From time immemorial, Sri Lanka has been famous for gems and jewellery and it has a long traditional association with the international trade. Legends of Arabia, folk lore of China, India, Indonesia and tales of early European travelers to the east describe in great detail the fabulous gems of Ceylon. The art of jewellery making and Sri Lanka gem industry have been widely acclaimed in literary works dating as far back as 250 BC. Legend states it that king Soloman, wooed queen Sheba with gifts of priceless Sri Lankan gems and that throughout the ages Sri Lankan gems have adorned crowns and thrones and bedecked royalty the world over, including more recently, queen Victoria and princess Diana of Great Britain.
The gem mining is controlled and supervised by the National Gem and Jewellery Authority of Sri Lanka. Gems as a resource belong to the government, however license for mining could be obtained for privately owned lands.
Over several centuries, the gem industry has expanded through-out the island creating employment opportunities to several hundred thousand people not only mining but in allied fields such as supplying timber, water pumps, washing baskets etc. The development of private properties/personal resources associated with gem mining is clearly evident in popular mining areas such as Ratnapura, Pelmadulla, Kahawatte, Balangoda and Nivitigala etc. The evolution of mining techniques and machinery over the years clearly show that techniques of mining and processing in Sri Lanka though labour intensive, very efficient as compared with the gem industries in the other developing countries. The recovery of fine gems as small as one millimeter or less is assured though the techniques used are traditional. The extraction of gem gravel through digging pits and complicated well supported tunnels and internal pits is quite safe and efficient and that there is very little dilution or loss of gem gravel. The de-watering systems have been improved from the traditional Andia, a kind of balancing weight to help lift pales of water in shallow pits to winches in deep pits. During recent time de-watering is done by mechanical water pumps, the capacity of which varies according to the rate of water flow in to the pit.

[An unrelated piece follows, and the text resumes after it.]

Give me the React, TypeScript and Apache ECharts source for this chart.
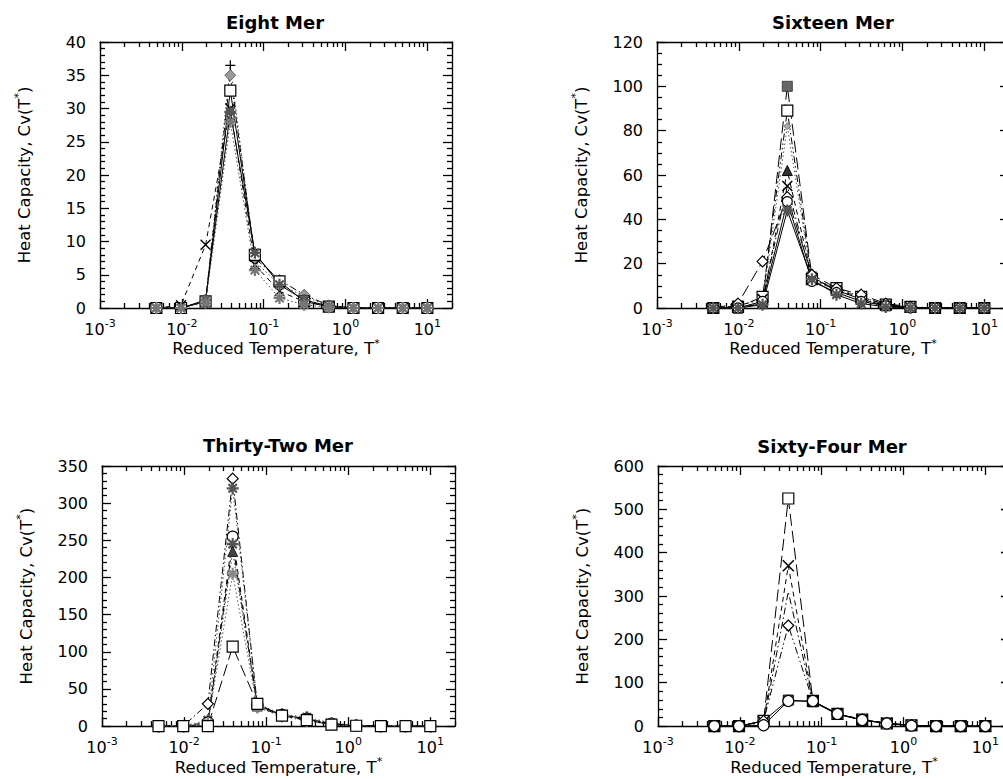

Open Cast Mining (Shallow Deposits) In Sri Lanka, washing is done manually or using jigs. In developed countries in place of bulldozers, draglines, loaders and Heavy haulage trucks are used to excavate and transport gem bearing gravel to washing plants where initially gravel is fed through a grid iron to separate out large rocks followed by a revolving trammel for the initial break-up.
Dredging of River Beds
When placer deposits occur at the bottom of a shallow river, long handled memmoties, (a tradition carried on from ancient time) are still used to scoop up the gravel.
Gem Varieties of Sri Lanka
Today around 200 minerals have been classified as gemstones either due to their beauty, durability, rarity or a combination of some of these attributes which should be fulfilled to make a mineral worthy of being classified as a gem. Out of these gems, around 75 varieties have been mined or found in Sri Lanka. Although exploitation of Sri Lankan gem deposits has been going on for many centuries, it’s only in recent times that effort has been made to make a study of the industry itself, the locations of possible gem deposits and most importantly the types of gemstones found in the island.